Recorded information:

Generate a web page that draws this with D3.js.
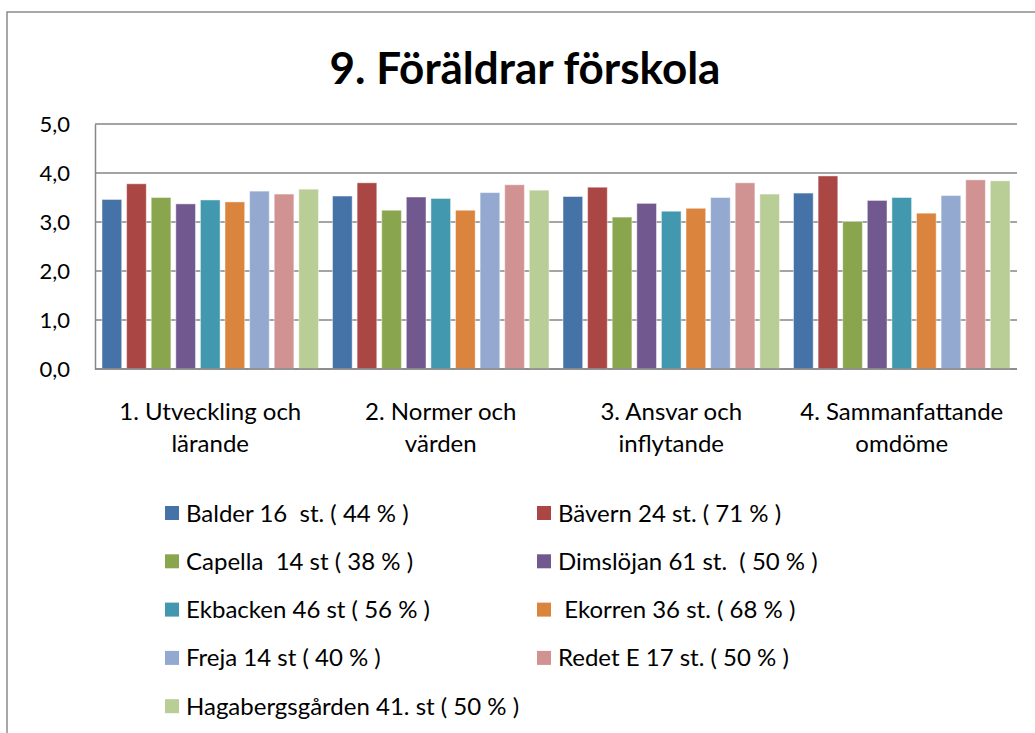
<!DOCTYPE html>
<html>
<head>
<meta charset="utf-8">
<script src="https://cdn.jsdelivr.net/npm/d3@7"></script>
<style>
  html, body { margin: 0; padding: 0; background: #fff; }
  svg text { font-family: Lato, "Open Sans", sans-serif; fill: #000; }
</style>
</head>
<body>
<svg id="chart" width="1035" height="733"></svg>
<script>
const title = "9. Föräldrar förskola";
const categories = [
  ["1. Utveckling och", "lärande"],
  ["2. Normer och", "värden"],
  ["3. Ansvar och", "inflytande"],
  ["4. Sammanfattande", "omdöme"]
];
const seriesNames = [
  "Balder 16  st. ( 44 % )",
  "Bävern 24 st. ( 71 % )",
  "Capella  14 st ( 38 % )",
  "Dimslöjan 61 st.  ( 50 % )",
  "Ekbacken 46 st ( 56 % )",
  " Ekorren 36 st. ( 68 % )",
  "Freja 14 st ( 40 % )",
  "Redet E 17 st. ( 50 % )",
  "Hagabergsgården 41. st ( 50 % )"
];
const colors = ["#4572A7", "#AA4643", "#89A54E", "#71588F", "#4198AF", "#DB843D", "#93A9CF", "#D19392", "#B9CD96"];
// values per series, in category order
const balder    = [3.46, 3.53, 3.52, 3.59];
const bavern    = [3.78, 3.80, 3.71, 3.94];
const capella   = [3.50, 3.24, 3.10, 3.01];
const dimslojan = [3.37, 3.51, 3.38, 3.44];
const ekbacken  = [3.45, 3.48, 3.22, 3.50];
const ekorren   = [3.41, 3.24, 3.28, 3.18];
const freja     = [3.63, 3.60, 3.50, 3.54];
const redet     = [3.57, 3.76, 3.80, 3.86];
const haga      = [3.67, 3.65, 3.57, 3.84];
const seriesValues = [balder, bavern, capella, dimslojan, ekbacken, ekorren, freja, redet, haga];
const yTicks = [0, 1, 2, 3, 4, 5];
const yTickLabels = ["0,0", "1,0", "2,0", "3,0", "4,0", "5,0"];

const svg = d3.select("#chart");
const gridColor = "#868686";

// outer frame (partially visible)
svg.append("path")
  .attr("d", "M7,733 L7,12 L1035,12")
  .attr("fill", "none").attr("stroke", "#8c8c8c").attr("stroke-width", 1.5);

// title
svg.append("text")
  .attr("x", 525).attr("y", 84)
  .attr("text-anchor", "middle")
  .attr("font-weight", "bold")
  .attr("font-size", 44)
  .text(title);

const plot = { left: 95, right: 1017, top: 124, bottom: 369 };
const y = d3.scaleLinear().domain([0, 5]).range([plot.bottom, plot.top]);
const catIdx = d3.range(categories.length);
const x0 = d3.scaleBand().domain(catIdx).range([plot.left, plot.right]).padding(0);
const x1 = d3.scaleBand().domain(d3.range(seriesNames.length))
  .range([0, x0.bandwidth()]).paddingInner(0.2).paddingOuter(0.285);

// gridlines
svg.append("g").selectAll("line").data(yTicks).join("line")
  .attr("x1", plot.left).attr("x2", plot.right)
  .attr("y1", d => y(d)).attr("y2", d => y(d))
  .attr("stroke", gridColor).attr("stroke-width", 1.5);

// y axis
const yAxis = d3.axisLeft(y).tickValues(yTicks).tickFormat((d, i) => yTickLabels[i]).tickSize(0).tickPadding(25);
const gy = svg.append("g").attr("transform", `translate(${plot.left},0)`).call(yAxis);
gy.select(".domain").attr("stroke", gridColor).attr("stroke-width", 1.5);
gy.selectAll("text").attr("font-size", 22).attr("font-family", "Lato, sans-serif").attr("fill", "#000");

// bars
const groups = svg.append("g").selectAll("g").data(catIdx).join("g")
  .attr("transform", c => `translate(${x0(c)},0)`);
groups.selectAll("rect")
  .data(c => seriesValues.map((vals, s) => ({ s, v: vals[c] })))
  .join("rect")
  .attr("x", d => x1(d.s))
  .attr("width", x1.bandwidth())
  .attr("y", d => y(d.v))
  .attr("height", d => y(0) - y(d.v))
  .attr("fill", d => colors[d.s])
  .attr("stroke", "rgba(255,255,255,0.45)")
  .attr("stroke-width", 1);

// redraw baseline on top
svg.append("line")
  .attr("x1", plot.left).attr("x2", plot.right)
  .attr("y1", y(0)).attr("y2", y(0))
  .attr("stroke", gridColor).attr("stroke-width", 1.5);

// category labels
const xl = svg.append("g").selectAll("text").data(catIdx).join("text")
  .attr("x", c => x0(c) + x0.bandwidth() / 2)
  .attr("y", 420)
  .attr("text-anchor", "middle")
  .attr("font-size", 24);
xl.selectAll("tspan").data(c => categories[c]).join("tspan")
  .attr("x", function () { return d3.select(this.parentNode).attr("x"); })
  .attr("dy", (d, i) => i === 0 ? 0 : 32)
  .text(d => d);

// legend
const legendCols = [165, 537];
const legendRow0 = 513, legendStep = 48.3;
const lg = svg.append("g").selectAll("g").data(seriesNames).join("g")
  .attr("transform", (d, i) => `translate(${legendCols[i % 2]},${legendRow0 + Math.floor(i / 2) * legendStep})`);
lg.append("rect").attr("x", 0).attr("y", -7).attr("width", 14).attr("height", 14)
  .attr("fill", (d, i) => colors[i]);
lg.append("text").attr("x", 21).attr("y", 8.5)
  .attr("font-size", 24)
  .attr("xml:space", "preserve")
  .style("white-space", "pre")
  .text(d => d);
</script>
</body>
</html>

Exercise brief: Copy every line of the data exactly as written, excluding the pictures.

Correct response:
Generate a web page that draws this with D3.js.
<!DOCTYPE html>
<html>
<head>
<meta charset="utf-8">
<script src="https://cdn.jsdelivr.net/npm/d3@7"></script>
<style>
  html, body { margin: 0; padding: 0; background: #fff; }
  svg text { font-family: Lato, "Open Sans", sans-serif; fill: #000; }
</style>
</head>
<body>
<svg id="chart" width="1035" height="733"></svg>
<script>
const title = "9. Föräldrar förskola";
const categories = [
  ["1. Utveckling och", "lärande"],
  ["2. Normer och", "värden"],
  ["3. Ansvar och", "inflytande"],
  ["4. Sammanfattande", "omdöme"]
];
const seriesNames = [
  "Balder 16  st. ( 44 % )",
  "Bävern 24 st. ( 71 % )",
  "Capella  14 st ( 38 % )",
  "Dimslöjan 61 st.  ( 50 % )",
  "Ekbacken 46 st ( 56 % )",
  " Ekorren 36 st. ( 68 % )",
  "Freja 14 st ( 40 % )",
  "Redet E 17 st. ( 50 % )",
  "Hagabergsgården 41. st ( 50 % )"
];
const colors = ["#4572A7", "#AA4643", "#89A54E", "#71588F", "#4198AF", "#DB843D", "#93A9CF", "#D19392", "#B9CD96"];
// values per series, in category order
const balder    = [3.46, 3.53, 3.52, 3.59];
const bavern    = [3.78, 3.80, 3.71, 3.94];
const capella   = [3.50, 3.24, 3.10, 3.01];
const dimslojan = [3.37, 3.51, 3.38, 3.44];
const ekbacken  = [3.45, 3.48, 3.22, 3.50];
const ekorren   = [3.41, 3.24, 3.28, 3.18];
const freja     = [3.63, 3.60, 3.50, 3.54];
const redet     = [3.57, 3.76, 3.80, 3.86];
const haga      = [3.67, 3.65, 3.57, 3.84];
const seriesValues = [balder, bavern, capella, dimslojan, ekbacken, ekorren, freja, redet, haga];
const yTicks = [0, 1, 2, 3, 4, 5];
const yTickLabels = ["0,0", "1,0", "2,0", "3,0", "4,0", "5,0"];

const svg = d3.select("#chart");
const gridColor = "#868686";

// outer frame (partially visible)
svg.append("path")
  .attr("d", "M7,733 L7,12 L1035,12")
  .attr("fill", "none").attr("stroke", "#8c8c8c").attr("stroke-width", 1.5);

// title
svg.append("text")
  .attr("x", 525).attr("y", 84)
  .attr("text-anchor", "middle")
  .attr("font-weight", "bold")
  .attr("font-size", 44)
  .text(title);

const plot = { left: 95, right: 1017, top: 124, bottom: 369 };
const y = d3.scaleLinear().domain([0, 5]).range([plot.bottom, plot.top]);
const catIdx = d3.range(categories.length);
const x0 = d3.scaleBand().domain(catIdx).range([plot.left, plot.right]).padding(0);
const x1 = d3.scaleBand().domain(d3.range(seriesNames.length))
  .range([0, x0.bandwidth()]).paddingInner(0.2).paddingOuter(0.285);

// gridlines
svg.append("g").selectAll("line").data(yTicks).join("line")
  .attr("x1", plot.left).attr("x2", plot.right)
  .attr("y1", d => y(d)).attr("y2", d => y(d))
  .attr("stroke", gridColor).attr("stroke-width", 1.5);

// y axis
const yAxis = d3.axisLeft(y).tickValues(yTicks).tickFormat((d, i) => yTickLabels[i]).tickSize(0).tickPadding(25);
const gy = svg.append("g").attr("transform", `translate(${plot.left},0)`).call(yAxis);
gy.select(".domain").attr("stroke", gridColor).attr("stroke-width", 1.5);
gy.selectAll("text").attr("font-size", 22).attr("font-family", "Lato, sans-serif").attr("fill", "#000");

// bars
const groups = svg.append("g").selectAll("g").data(catIdx).join("g")
  .attr("transform", c => `translate(${x0(c)},0)`);
groups.selectAll("rect")
  .data(c => seriesValues.map((vals, s) => ({ s, v: vals[c] })))
  .join("rect")
  .attr("x", d => x1(d.s))
  .attr("width", x1.bandwidth())
  .attr("y", d => y(d.v))
  .attr("height", d => y(0) - y(d.v))
  .attr("fill", d => colors[d.s])
  .attr("stroke", "rgba(255,255,255,0.45)")
  .attr("stroke-width", 1);

// redraw baseline on top
svg.append("line")
  .attr("x1", plot.left).attr("x2", plot.right)
  .attr("y1", y(0)).attr("y2", y(0))
  .attr("stroke", gridColor).attr("stroke-width", 1.5);

// category labels
const xl = svg.append("g").selectAll("text").data(catIdx).join("text")
  .attr("x", c => x0(c) + x0.bandwidth() / 2)
  .attr("y", 420)
  .attr("text-anchor", "middle")
  .attr("font-size", 24);
xl.selectAll("tspan").data(c => categories[c]).join("tspan")
  .attr("x", function () { return d3.select(this.parentNode).attr("x"); })
  .attr("dy", (d, i) => i === 0 ? 0 : 32)
  .text(d => d);

// legend
const legendCols = [165, 537];
const legendRow0 = 513, legendStep = 48.3;
const lg = svg.append("g").selectAll("g").data(seriesNames).join("g")
  .attr("transform", (d, i) => `translate(${legendCols[i % 2]},${legendRow0 + Math.floor(i / 2) * legendStep})`);
lg.append("rect").attr("x", 0).attr("y", -7).attr("width", 14).attr("height", 14)
  .attr("fill", (d, i) => colors[i]);
lg.append("text").attr("x", 21).attr("y", 8.5)
  .attr("font-size", 24)
  .attr("xml:space", "preserve")
  .style("white-space", "pre")
  .text(d => d);
</script>
</body>
</html>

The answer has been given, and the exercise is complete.